The results of this reward shaping, can be noticed in the  smoother motion seen during training for both PPO and DDPG. The overall rewards received by the agent per epoch are decreased with this type of reward function,  since negative rewards are being added for high acceleration, and no positive rewards are added for low acceleration.

This form of reward shaping limits the agent during exploration. The  reward signal is more information dense, which complicates the learning process. Additional training time is required for convergence with this reward function. 

 

5) CURRICULUM LEARNING

The final modification to the environment was curriculum learning. The goal of curriculum learning is to teach the agent to solve simple-sub problems, before solving the problem with full complexity.

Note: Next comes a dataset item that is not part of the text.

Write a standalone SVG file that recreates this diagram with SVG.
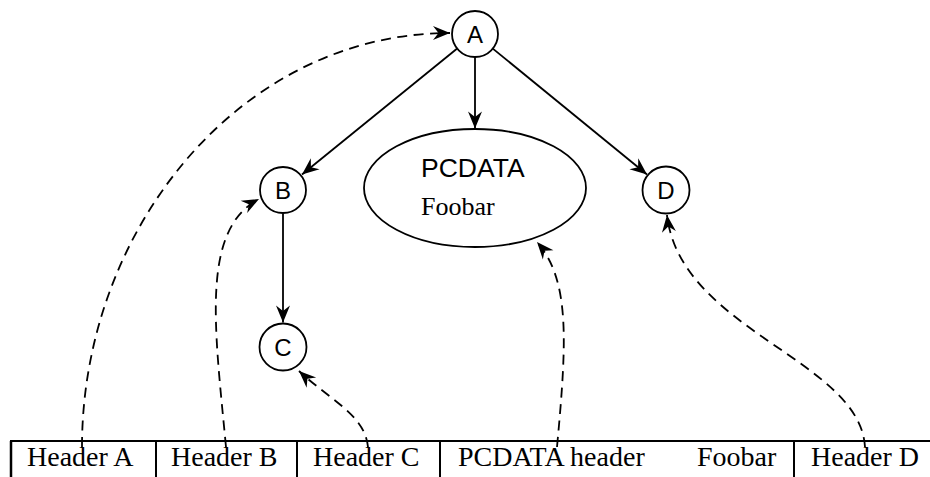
<svg xmlns="http://www.w3.org/2000/svg" width="930" height="477" viewBox="0 0 930 477">
<style>
.node{fill:#fff;stroke:#000;stroke-width:1.8}
.lbl{font-family:"Liberation Sans",Arial,sans-serif;font-size:24px;text-anchor:middle;fill:#000}
.edge{fill:none;stroke:#000;stroke-width:1.8;marker-end:url(#ah)}
.dash{fill:none;stroke:#000;stroke-width:1.8;stroke-dasharray:10,6.5;marker-end:url(#ah)}
.cell{font-family:"Liberation Serif","Times New Roman",serif;font-size:28px;fill:#000}
.grid{stroke:#000;stroke-width:2;fill:none}
</style>
<defs>
<marker id="ah" markerUnits="userSpaceOnUse" markerWidth="22" markerHeight="18" viewBox="-18 -9 20 18" refX="0" refY="0" orient="auto">
<path d="M0,0 L-17,-7 L-11.5,0 L-17,7 Z" fill="#000"/>
</marker>
</defs>
<rect width="930" height="477" fill="#fff"/>
<g id="connectors">
<line class="edge" x1="457.2" y1="48.5" x2="302" y2="174.5"/>
<line class="edge" x1="475" y1="57" x2="475" y2="128.5"/>
<line class="edge" x1="492.8" y1="48.6" x2="647" y2="174.5"/>
<line class="edge" x1="283" y1="213.5" x2="283" y2="322.5"/>
<path class="dash" d="M82,447 C82,230 240,33 450,33"/>
<path class="dash" d="M226,447 C215,330 200,230 259,199"/>
<path class="dash" d="M368,447 C365,415 330,400 299,371"/>
<path class="dash" d="M557,447 C567,340 570,280 537,242"/>
<path class="dash" d="M865,447 C860,360 680,330 667,215"/>
</g>
<g id="node-A">
<circle class="node" cx="475" cy="34" r="23"/>
<text class="lbl" x="475" y="42.5">A</text>
</g>
<g id="node-B">
<circle class="node" cx="283" cy="190" r="23"/>
<text class="lbl" x="283" y="198.5">B</text>
</g>
<g id="node-C">
<circle class="node" cx="283" cy="347" r="23.5"/>
<text class="lbl" x="283" y="355.5">C</text>
</g>
<g id="node-D">
<circle class="node" cx="666" cy="190" r="23.5"/>
<text class="lbl" x="666" y="198.5">D</text>
</g>
<g id="node-PCDATA">
<ellipse class="node" cx="475" cy="188" rx="111" ry="59"/>
<text x="421" y="177" style="font-family:'Liberation Sans',Arial,sans-serif;font-size:26.5px">PCDATA</text>
<text x="421" y="215" style="font-family:'Liberation Serif','Times New Roman',serif;font-size:26px">Foobar</text>
</g>
<g id="table">
<line class="grid" x1="10" y1="441" x2="930" y2="441"/>
<line class="grid" x1="11" y1="441" x2="11" y2="477" style="stroke-width:2.5"/>
<line class="grid" x1="156" y1="441" x2="156" y2="477"/>
<line class="grid" x1="297" y1="441" x2="297" y2="477"/>
<line class="grid" x1="440" y1="441" x2="440" y2="477"/>
<line class="grid" x1="794" y1="441" x2="794" y2="477"/>
<text class="cell" x="27" y="466">Header A</text>
<text class="cell" x="171" y="466">Header B</text>
<text class="cell" x="313" y="466">Header C</text>
<text class="cell" x="458" y="466">PCDATA header</text>
<text class="cell" x="697" y="466">Foobar</text>
<text class="cell" x="811" y="466">Header D</text>
</g>
</svg>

From the agents perspective, there are 2 difficulties with this task. The first difficulty is that the block is sometimes far away from the agent, so positive rewards can not be achieved. For episodes where this is the case, the agent will have a difficult time finding the optimal position, since no matter how much the agent explores it will aways have negative rewards. The second difficulty is the overlap which can occur with the block and the arm. If the block is underneath the arm (near the base of the arm), the arm may obscure parts of the target block.

With the curriculum learning environment, the task is split into 3 stages. During the first stage (the first 500k steps), the target block is instantiated in a random position with a distance of 150 pixels (radius) from the center joint of the agent. This position is reachable, and the block and arm geometries are clearly distinct. In the second stage (500K-1M steps) the block will be instantiated anywhere inside the 150-pixel (radius) circular area surrounding the gripper. For this case, the agent must learn how to deal with the overlap between the arm and the target block. After 1M steps the block can be instantiated anywhere in the 400x400 pixel frame.

Note, the section above describes the curriculum learning environment for PPO, the SLAC stages were slightly different.

The results from curriculum learning were mixed. The agent achieves high results quickly in the first 500k steps, however each time the task difficulty increases, the rewards return to random levels (~-150).  Adding further stages in the curriculum model may be required, to make the transfer of knowledge between the stages smoother.

 

DISCUSSION

By implementing image-based training with SLAC and PPO, I was able the agent to reach the target block consistently with high positive rewards. That said, the rewards achieved for both models were significantly lower then DDPG with vector-based position represent. I believe with further hyperparameter tuning and training time I would be able to implement these two models and achieve a significant improvement.

Future steps which I would like to test, would be to:
1)     Modify the SLAC agent for parallelization (the agent gathers samples very slowly)
2)     Hyperparameter tuning (at least 100 hyperparameter combinations for both PPO and SLAC)



SLAC Vs PPO:

SLAC seems to have a much higher sample efficiency, as it took ~1 million steps to achieve positive rewards, compared to PPO which required ~3 million steps. In this case, I was able to use PPO parallelization to speed up the clocktime for training, however once I incorporate parallelization for SLAC I expect PPO to be significantly outperformed.